Oxidation of 4-(3-Indolyl)- and 4-(5-Indolyl)-1,4-dihydropyridines in Aprotic and Protic Media: Reactivity toward Alkylperoxyl Radicals

Abstract: Electrochemical oxidation of 4-(3-indolyl)- and 4-(5-indolyl)-1,4-dihydropyridines (DHPs) in aprotic and protic media is reported. Also, the reactivity of compounds toward alkylperoxyl radicals 2,2'-azobis-(2-amidinopropane) dihydrochloride-derived in aqueous media at pH 7.4 is assessed. Derivatives were electrochemically oxidized exhibiting two anodic signals in both electrolytic media. The first signal is due to oxidation of the dihydropyridine ring, and the second one is due to oxidation of the indolyl moiety. Electron spin resonance experiments proved the formation of carbon-centered dihydropyridyl radicals as intermediates in the oxidation of the dihydropyridine moiety in aprotic medium. Pyridine was identified as the final product of the oxidation in both electrolytic media by gas chromatography/mass spectrometry. The 4-substituted 1,4-DHPs were more reactive than tested commercial 1,4-DHPs toward alkylperoxyl radicals.

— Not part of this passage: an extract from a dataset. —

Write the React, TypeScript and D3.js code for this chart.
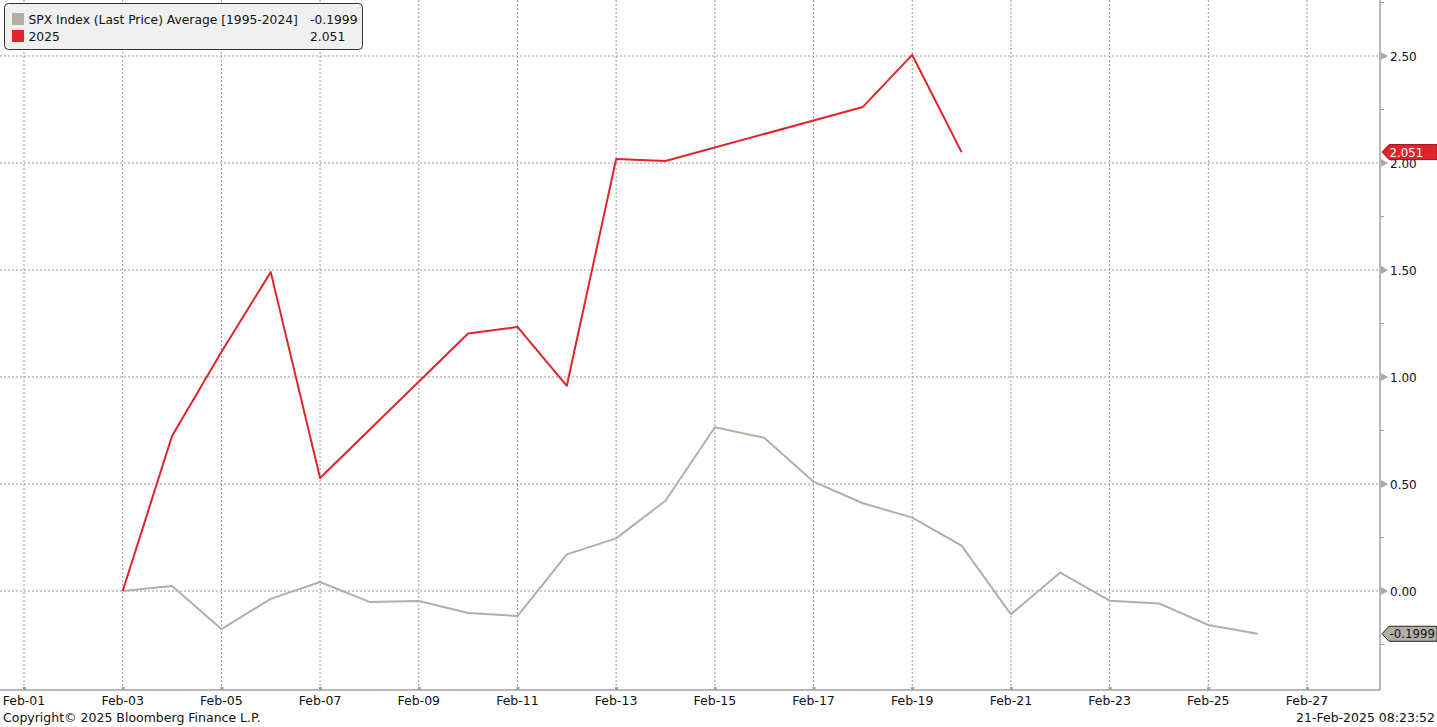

Voltammetric Reduction of a 4‐Nitroimidazole Derivative on a Multiwalled Carbon Nanotubes Modified Glassy Carbon Electrode

Abstract: We report the electrochemical behavior of a 4-nitroimidazole derivative, 1-methyl-4-nitro-2-hydroxymethylimidazole (4-NImMeOH), on glassy carbon electrode (GCE) modified with multiwalled carbon nanotubes (MWCNT). As dispersing agents, dimethylformamide (DMF) and water were used. The electrochemical response of the resulting electrodes was evaluated using linear sweep, cyclic and square-wave voltammetry (LSV, CV and SWV). Several parameters such as medium pH, nature and concentration of the CNTs dispersion and accumulation time were tested. The optimal conditions determined for obtain better response were: pH 2, dispersion concentration=4 mg/mL of CNT in water, accumulation time=7 min. The MWCNT-modified GCE exhibited attractive electrochemical properties producing enhanced currents with a significant reduction in the overpotential and good signal-to-noise characteristics, in comparison with the bare GCE. The modified electrode is highly repeatable for consecutive measurements, reaching a variation coefficient of 2.9% for ten consecutive runs.